Some contemporary Buddhists might discount or excuse such dogma: for example as the unscientific product of its time; or as a corruption introduced into the (perfect) Dharma during subsequent history; or as having a metaphorical or pedagogical purpose which no longer needs to be taken literally.
Other Buddhists might hold that any doctrine that's canonical is therefore important (in spite of the Kalama sutta mentioned in Suminda's answer) and therefore (as you asked) be "against" modern science and "scientific attitude".
There are also some practices in Buddhist cultures and countries, which might be seen as "superstitious" rather than "scientific". But there are also Buddhists who would view these practices as "superstition" and (therefore) not "true Buddhism".
There are many suttas in which the Buddha seems to use and to encourage the use of "scientific attitude", as opposed to the superstitions of his time.
People sometimes contrast Buddhism with Religions, which say "This is true because the prophet (or 'the holy book' or 'our tradition') says so" -- whereas I think that Buddhism's attitude is more like "This is true because it stands to reason, is observable."
One more comment -- I see people try to reconcile, compare, and/or compete Buddhism with science: for example, sometimes, saying that the Buddha taught about Atomic Theory well before "atoms" were discovered by modern experiment; or conversely, saying that science's discovery, that seemingly-solid matter is mostly empty space, is comparable to Buddhist doctrines on emptiness (sunyata).
I see them (science and Buddhism) as separate (independent) fields of endeavour and doctrine.
Within science, there's a conventional way to classify the fields of science into layers, e.g. illustrated here:
Each less "pure" discipline is arguably more complex, less simple, and is based on emergent properties of the field below (or to the right of) it.
I'd place Buddhism well to the left of that scale: highly complex, describing properties of complex phenomena (e.g. human beings). It's a study of things like:
- subjective experience (suffering and non-suffering)
- afflictive and affective obstacles (kilesa)
- beneficial or practical qualities (bodhipakkhiyā dhammā)
- ethics (sila)
- social interaction (brahmaviharas)
- mahayana ideals and aspirations
Buddhism is a bit ruthless about what it considers on-topic and not. For example people ask, "Is there a Self?" and I think that Buddha's answer is that it's better not to think about that, that there's no view or doctrine about Self which would lead to the goal (of non-suffering).
There's an expression "not even wrong" which is used to describe what seem to be muddled statements about physics.

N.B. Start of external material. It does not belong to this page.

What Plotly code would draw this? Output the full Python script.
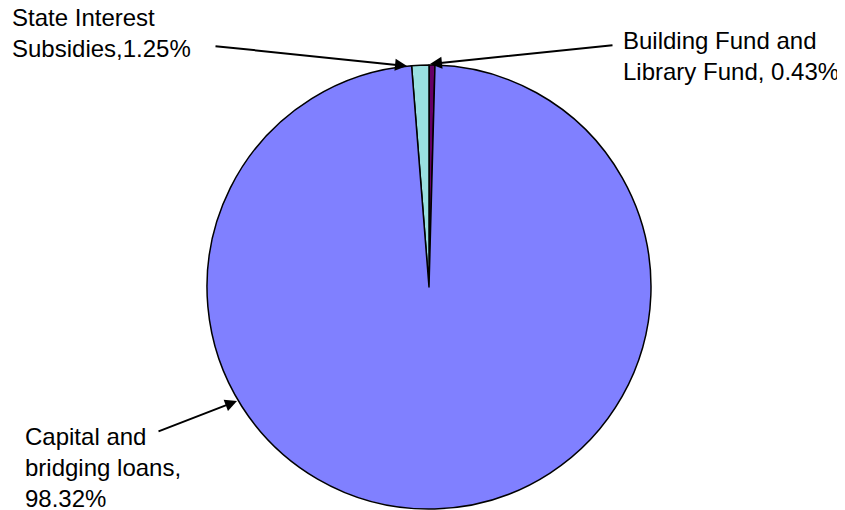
import plotly.graph_objects as go

labels = ["Building Fund and Library Fund", "State Interest Subsidies", "Capital and bridging loans"]
values = [0.43, 1.25, 98.32]
colors = ["#660066", "#99E0E0", "#8080FF"]

OFF = 8  # page body margin
W, H = 845 - OFF, 510 - OFF
cx, cy, r = 429 - OFF, 287 - OFF, 222

fig = go.Figure(go.Pie(
    labels=labels, values=values, sort=False, direction="counterclockwise", rotation=0,
    marker=dict(colors=colors, line=dict(color="black", width=1.5)),
    textinfo="none", showlegend=False,
    domain=dict(x=[(cx - r) / W, (cx + r) / W], y=[1 - (cy + r) / H, 1 - (cy - r) / H]),
))

font = dict(family="Liberation Sans, Arial, sans-serif", size=24, color="black")

def px(x, y):
    return (x - OFF) / W, 1 - (y - OFF) / H

text_lines = [
    ("State Interest", 10, 18), ("Subsidies,1.25%", 10, 48),
    ("Building Fund and", 621, 41), ("Library Fund, 0.43%", 621, 71),
    ("Capital and", 23, 436), ("bridging loans,", 23, 467), ("98.32%", 23, 498),
]
for t, x, y in text_lines:
    xp, yp = px(x, y)
    fig.add_annotation(text=t, x=xp, y=yp, xref="paper", yref="paper",
                       xanchor="left", yanchor="middle", showarrow=False, font=font)

arrows = [((407, 66), (214, 46)), ((430, 64), (614, 45)), ((237, 401), (157, 432))]
for (hx, hy), (tx, ty) in arrows:
    xp, yp = px(hx, hy)
    fig.add_annotation(text="", x=xp, y=yp, xref="paper", yref="paper",
                       ax=tx - hx, ay=ty - hy, showarrow=True,
                       arrowhead=2, arrowsize=1.2, arrowwidth=2, arrowcolor="black")

fig.update_layout(width=W, height=H, margin=dict(l=0, r=0, t=0, b=0),
                  paper_bgcolor="white", plot_bgcolor="white")
fig.write_html("out.html")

I like Wikipedia's description of it:
The phrase "not even wrong" describes any argument that purports to be scientific but fails at some fundamental level, usually in that it contains a terminal logical fallacy or it cannot be falsified by experiment (i.e., tested with the possibility of being rejected), or cannot be used to make predictions about the natural world.
The phrase is generally attributed to theoretical physicist Wolfgang Pauli, who was known for his colorful objections to incorrect or sloppy thinking. Rudolf Peierls documents an instance in which "a friend showed Pauli the paper of a young physicist which he suspected was not of great value but on which he wanted Pauli's views. Pauli remarked sadly, 'It is not even wrong'." This is also often quoted as "That is not only not right; it is not even wrong," or "Das ist nicht nur nicht richtig; es ist nicht einmal falsch!" in Pauli's native German.
I especially like the phrase, "Pauli remarked sadly".
In my opinion, Buddhism might describe science in general as neither "right" not "wrong" but as "not even wrong" -- because science more-or-less fails to make useful statements about topics which Buddhism considers important, for example "ethics" or "liberation from suffering" or anything like that.
I think that Saptha's answer and comments are that even when science has pleasant practical applications and consequences, these (and the pursuit of these) don't help to "unbind" people (i.e. to unbind from the "wheel of life").